Thursday, 27 November 2025

Likely Misunderstandings of Relational Ontology: Concluding the Series: What We’ve Learned About Relational Ontology (Or: Clearing the Air After the Strawmen)

Over the past seven posts, we have walked through the most predictable — and often most stubborn — misunderstandings of relational ontology:

  1. Idealism: Relational ontology is not mind-first; minds are emergent, late-born nodes in relational systems.

  2. Anti-Science: It does not deny or undermine science; it clarifies how scientific practice is relational and constraint-governed.

  3. Idealism, Panpsychism, Mentalism: The ontology does not posit intrinsic mental substance; subjectivity is an emergent relational achievement.

  4. Reality Denial: Reality persists independently of representation; it exists as structured potentials actualised through relational cuts.

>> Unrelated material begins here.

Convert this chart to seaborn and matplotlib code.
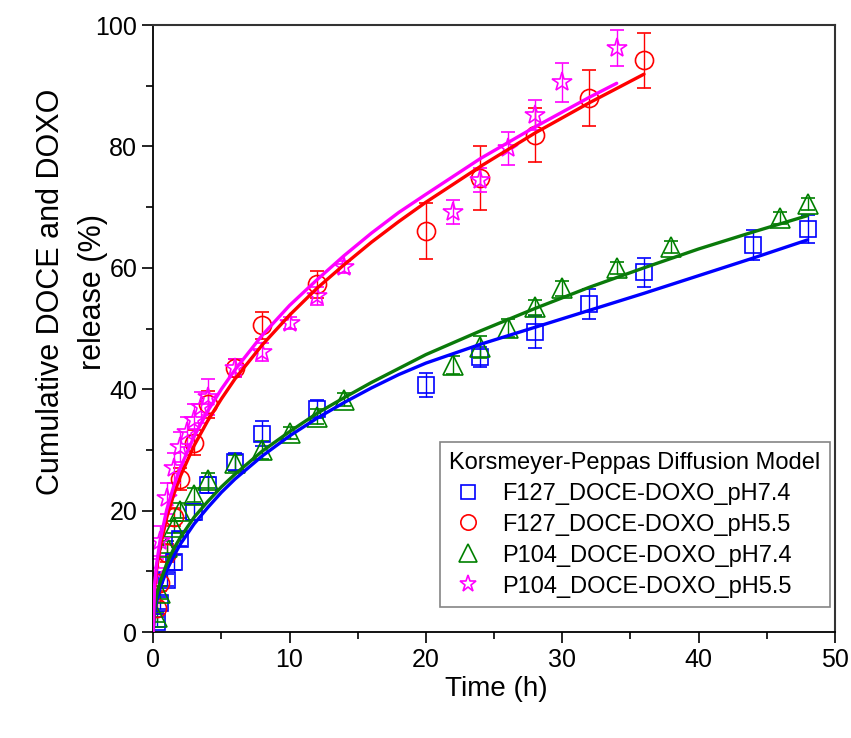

  5. Knowledge, Error, Coherence: All exist without representational mirroring; relational alignment across systems is sufficient to define correctness.

  6. Relativism: Relationality is not arbitrariness; constraints, feedback, and systemic interaction generate persistent, structured patterns.

  7. Solipsism: Perspectives are relational, distributed, and co-individuated; reality is robust beyond any single mind.


Key Lessons Across the Series

  • Relational ontology is relational, not mental or intrinsic.

  • Reality is constraint-governed, not representationally mirrored.

  • Knowledge, error, and coherence are emergent, systemic, and observable.

  • Misreading the ontology as relativist, solipsistic, or anti-science is a category error.

  • Strawman critiques often arise from habits of representational thinking, not from genuine conflicts with relational logic.


Why This Matters

This series equips readers to:

  • Recognise and dismiss strawman critiques before they gain traction.

  • Discuss relational ontology rigorously, without defaulting to familiar but misleading metaphysical categories.

  • Apply relational thinking across science, social theory, semiotics, and cultural analysis.

  • Maintain conceptual precision when exploring cutting-edge philosophical and ontological work.


A Final Note

Relational ontology can feel counterintuitive at first because it asks us to unlearn the deep habits of representation.
By clarifying what it does not claim, we make its radical insights clearer: a universe of potentials, cuts, and emergent patterns — robust, constrained, and real — but never reduced to mirrors or mental substances.

The goal of this series was simple:
To clear the conceptual air, disarm the strawmen, and let the ontology speak on its own terms.

With this, the series concludes — leaving you equipped to engage relational ontology without fear, without confusion, and without inadvertently arguing against a version that never existed.